In what ways are gender,
identity, and geography related in a collective power struggle? And (as with
any cultural landscape study) how is this relationship between the three reciprocal
and interdependent? These are the major questions framing Gender, Identity,
and Place. In this comprehensive and instrumental book, McDowell uses feminist
approaches to walk us through the various locations of human inhabitation to
prove that gender identity is both affected by and effects certain elements
of a place. She convincingly illustrates that "explicit and implicit rules
and regulations about whose bodies are permitted in which spaces between them
and their internal divisions" [166]. Power and resistance are integral
parts of McDowell's cultural landscapes, which range from the local to the transnational
(body, home, city, work, public, nation, world) as the chapters progress.

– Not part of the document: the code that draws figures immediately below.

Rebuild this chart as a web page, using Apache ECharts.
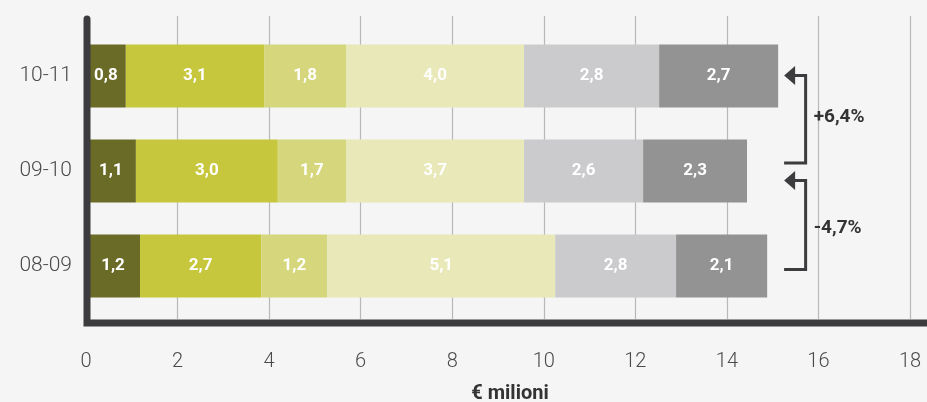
<!DOCTYPE html>
<html><head><meta charset="utf-8">
<script src="https://cdn.jsdelivr.net/npm/echarts@6/dist/echarts.min.js"></script>
<style>html,body{margin:0;padding:0;background:#f5f5f5}#c{width:927px;height:402px}</style>
</head><body><div id="c"></div><script>
const categories = ['08-09', '09-10', '10-11'];
const seg1 = [1.18, 1.09, 0.87];
const seg2 = [2.65, 3.10, 3.02];
const seg3 = [1.44, 1.49, 1.79];
const seg4 = [4.98, 3.89, 3.89];
const seg5 = [2.64, 2.60, 2.95];
const seg6 = [1.99, 2.27, 2.60];
const lab1 = ['1,2', '1,1', '0,8'];
const lab2 = ['2,7', '3,0', '3,1'];
const lab3 = ['1,2', '1,7', '1,8'];
const lab4 = ['5,1', '3,7', '4,0'];
const lab5 = ['2,8', '2,6', '2,8'];
const lab6 = ['2,1', '2,3', '2,7'];
const xMin = 0, xMax = 18, xInterval = 2;
const axisName = '€ milioni';
const changeLabels = ['-4,7%', '+6,4%'];

const colors = ['#6b6b28', '#c6c73d', '#d6d77d', '#e8e8b8', '#cbcbcd', '#939394'];
const segs = [seg1, seg2, seg3, seg4, seg5, seg6];
const labs = [lab1, lab2, lab3, lab4, lab5, lab6];
const FONT = 'Roboto, "Liberation Sans", sans-serif';

const chart = echarts.init(document.getElementById('c'), null, {renderer: 'canvas'});
chart.setOption({
  backgroundColor: '#f5f5f5',
  animation: false,
  grid: [
    {left: 86, right: 17, top: 28.5, bottom: 88.5, outerBoundsMode: 'none', containLabel: false},
    {left: 86, right: 17, top: 16, bottom: 83, outerBoundsMode: 'none', containLabel: false}
  ],
  xAxis: [
    {gridIndex: 0, type: 'value', min: xMin, max: xMax, interval: xInterval,
     axisLine: {show: false}, axisTick: {show: false}, axisLabel: {show: false}, splitLine: {show: false}},
    {gridIndex: 1, type: 'value', min: xMin, max: xMax, interval: xInterval,
     axisLine: {show: false}, axisTick: {show: false},
     axisLabel: {margin: 33, fontSize: 20, fontWeight: 300, color: '#4a4a4a', fontFamily: FONT},
     splitLine: {show: true, lineStyle: {color: '#b8b8b8', width: 1.2}},
     name: axisName, nameLocation: 'middle', nameGap: 65,
     nameTextStyle: {fontSize: 20, fontWeight: 'bold', color: '#333', fontFamily: FONT, padding: [0, 0, 0, 24]}}
  ],
  yAxis: [
    {gridIndex: 0, type: 'category', data: categories,
     axisLine: {show: false}, axisTick: {show: false},
     axisLabel: {margin: 14, fontSize: 21, fontWeight: 300, color: '#4a4a4a', fontFamily: FONT}},
    {gridIndex: 1, type: 'value', min: 0, max: 1, show: false}
  ],
  series: segs.map((d, i) => ({
    type: 'bar', stack: 'total', xAxisIndex: 0, yAxisIndex: 0,
    barWidth: 63, data: d,
    itemStyle: {color: colors[i]},
    label: {show: true, position: 'inside', color: '#fff', fontSize: 17, fontWeight: 'bold', fontFamily: FONT,
      formatter: p => labs[i][p.dataIndex]}
  }))
});

function px(x, c) { return chart.convertToPixel({xAxisIndex: 0, yAxisIndex: 0}, [x, c]); }
const x0 = chart.convertToPixel({xAxisIndex: 1}, 0);
const xR = chart.getWidth() + 5;
const yTop = 19, yAxisLine = 323;
const tipX = px(15.25, categories[0])[0];
const lineX = px(15.72, categories[0])[0];
const cy = categories.map(c => px(0, c)[1]);
const dark = '#3c3c3e';
function bracket(yArrow, yEnd) {
  return [
    {type: 'polygon', z: 100, shape: {points: [[tipX, yArrow], [tipX + 11, yArrow - 9.5], [tipX + 11, yArrow + 9.5]]}, style: {fill: dark}},
    {type: 'polyline', z: 100, shape: {points: [[tipX + 9, yArrow], [lineX, yArrow], [lineX, yEnd], [tipX, yEnd]]},
     style: {stroke: dark, lineWidth: 3, fill: null, lineJoin: 'miter'}}
  ];
}
const a1 = cy[2] - 0.5, e1 = cy[1] - 8;
const a2 = cy[1] + 9.5, e2 = cy[0] + 3.5;
chart.setOption({
  graphic: [
    {type: 'polyline', z: 100, shape: {points: [[x0 + 1, yTop], [x0 + 1, yAxisLine], [xR, yAxisLine]]},
     style: {stroke: dark, lineWidth: 7, lineCap: 'round', lineJoin: 'miter', fill: null}},
    ...bracket(a1, e1),
    ...bracket(a2, e2),
    {type: 'text', z: 100, x: lineX + 8, y: (a1 + e1) / 2 - 2,
     style: {text: changeLabels[1], fill: '#333', font: 'bold 19px ' + FONT, verticalAlign: 'middle'}},
    {type: 'text', z: 100, x: lineX + 8, y: (a2 + e2) / 2 + 3,
     style: {text: changeLabels[0], fill: '#333', font: 'bold 19px ' + FONT, verticalAlign: 'middle'}}
  ]
});
</script></body></html>
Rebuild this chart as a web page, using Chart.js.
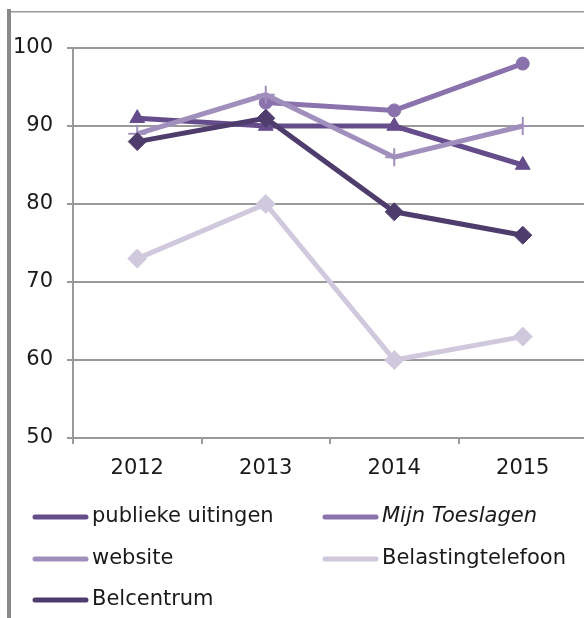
<!DOCTYPE html>
<html>
<head>
<meta charset="utf-8">
<script src="https://cdn.jsdelivr.net/npm/chart.js@4"></script>
<style>
  html, body { margin: 0; padding: 0; background: #fff; }
  #wrap { width: 584px; height: 618px; overflow: hidden; position: relative; }
  canvas { display: block; }
</style>
</head>
<body>
<div id="wrap"><canvas id="chart" width="598" height="618"></canvas></div>
<script>
const years = ["2012", "2013", "2014", "2015"];

const seriesNames = ["publieke uitingen", "Mijn Toeslagen", "website", "Belastingtelefoon", "Belcentrum"];
const publiekeUitingen = [91, 90, 90, 85];
const mijnToeslagen = [null, 93, 92, 98];
const website = [89, 94, 86, 90];
const belastingtelefoon = [73, 80, 60, 63];
const belcentrum = [88, 91, 79, 76];

const yTicks = [50, 60, 70, 80, 90, 100];

const colors = ["#654c8a", "#8a72ad", "#a08fbd", "#d0c9de", "#4e3d6c"];
const markers = ["triangle", "circle", "cross", "rectRot", "rectRot"];
const markerSize = [8.5, 6.5, 9, 9.5, 9];
const values = [publiekeUitingen, mijnToeslagen, website, belastingtelefoon, belcentrum];

const FONT = "'DejaVu Sans', Verdana, sans-serif";

const datasets = seriesNames.map((name, i) => ({
  label: name,
  data: values[i],
  borderColor: colors[i],
  backgroundColor: colors[i],
  borderWidth: 5,
  pointStyle: markers[i],
  pointRadius: markerSize[i],
  pointBorderWidth: markers[i] === "cross" ? 2 : 1,
  pointBackgroundColor: colors[i],
  pointBorderColor: colors[i],
  tension: 0,
  order: 5 - i
}));

// frame bits (grey left bar and thin top line)
const framePlugin = {
  id: "frame",
  beforeDraw(chart) {
    const ctx = chart.ctx;
    ctx.save();
    ctx.fillStyle = "#8a8a8a";
    ctx.fillRect(7, 9, 4, 618);
    ctx.fillStyle = "#9a9a9a";
    ctx.fillRect(11, 11, 600, 1.5);
    ctx.restore();
  }
};

// excel style legend: line with marker in the middle
const legendPlugin = {
  id: "xlLegend",
  afterDraw(chart) {
    const ctx = chart.ctx;
    const cols = [33, 323];
    const rows = [517, 559, 600];
    ctx.save();
    chart.data.datasets.forEach((ds, i) => {
      const x = cols[i % 2];
      const y = rows[Math.floor(i / 2)];
      ctx.strokeStyle = ds.borderColor;
      ctx.lineWidth = 5;
      ctx.lineCap = "round";
      ctx.beginPath();
      ctx.moveTo(x + 2, y);
      ctx.lineTo(x + 53, y);
      ctx.stroke();
      ctx.lineCap = "butt";
      ctx.fillStyle = ds.backgroundColor;
      ctx.lineWidth = ds.pointStyle === "cross" ? 2 : 1;
      Chart.helpers.drawPoint(ctx, {
        pointStyle: ds.pointStyle,
        rotation: 0,
        borderWidth: ctx.lineWidth
      }, x + 28, y, ds.pointStyle === "cross" ? 6 : 5.5);
      ctx.fillStyle = "#1a1a1a";
      ctx.textBaseline = "middle";
      ctx.textAlign = "left";
      ctx.font = (ds.label === "Mijn Toeslagen" ? "italic " : "") + "21px " + FONT;
      ctx.fillText(ds.label, x + 59, y);
    });
    ctx.restore();
  }
};

new Chart(document.getElementById("chart"), {
  type: "line",
  data: { labels: years, datasets: datasets },
  options: {
    responsive: false,
    animation: false,
    events: [],
    layout: { padding: { top: 48, bottom: 120, left: 0, right: 1 } },
    plugins: { legend: { display: false }, tooltip: { enabled: false } },
    scales: {
      x: {
        offset: true,
        grid: { offset: true, drawOnChartArea: false, drawTicks: true, tickLength: 6, color: "#9a9a9a", lineWidth: 2 },
        border: { color: "#9a9a9a", width: 2 },
        ticks: { color: "#1a1a1a", font: { family: FONT, size: 21 }, padding: 12, maxRotation: 0 },
        afterFit(scale) { scale.height = 60; }
      },
      y: {
        min: 50,
        max: 100,
        afterBuildTicks(scale) { scale.ticks = yTicks.map(v => ({ value: v })); },
        grid: { color: "#9a9a9a", lineWidth: 2, tickLength: 6 },
        border: { color: "#9a9a9a", width: 2 },
        ticks: { color: "#1a1a1a", font: { family: FONT, size: 21 }, padding: 14 },
        afterFit(scale) { scale.width = 73; }
      }
    }
  },
  plugins: [framePlugin, legendPlugin]
});
</script>
</body>
</html>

The ultimate promise of the book is the insistence that by considering gender
as part of geography, not only can we conceptualize a new past (in which, e.g..
women and other minorities were not passive agents) and a new present (in which,
e.g., we understand the connections between turning women into symbols or objects
and foreign relations), but we can also be confident that power relations are
variable and therefore open to changes.
The book is an introduction
to feminist geography useful for its accessibility, its wealth of encyclopedic
definitions and case studies, and its survey of related literature and research
in more fields than geography. Included with each chapter is an annotated
outline of suggestions for further reading that encourages more in-depth and
concentrated research. The concluding chapter is particularly useful
to the scholar as it analyzes how a feminist/alternative study might differ
from more conventional/mainstream studies. Here, McDowell presents benefits
and drawbacks of each method, helping us make our own methodological choices.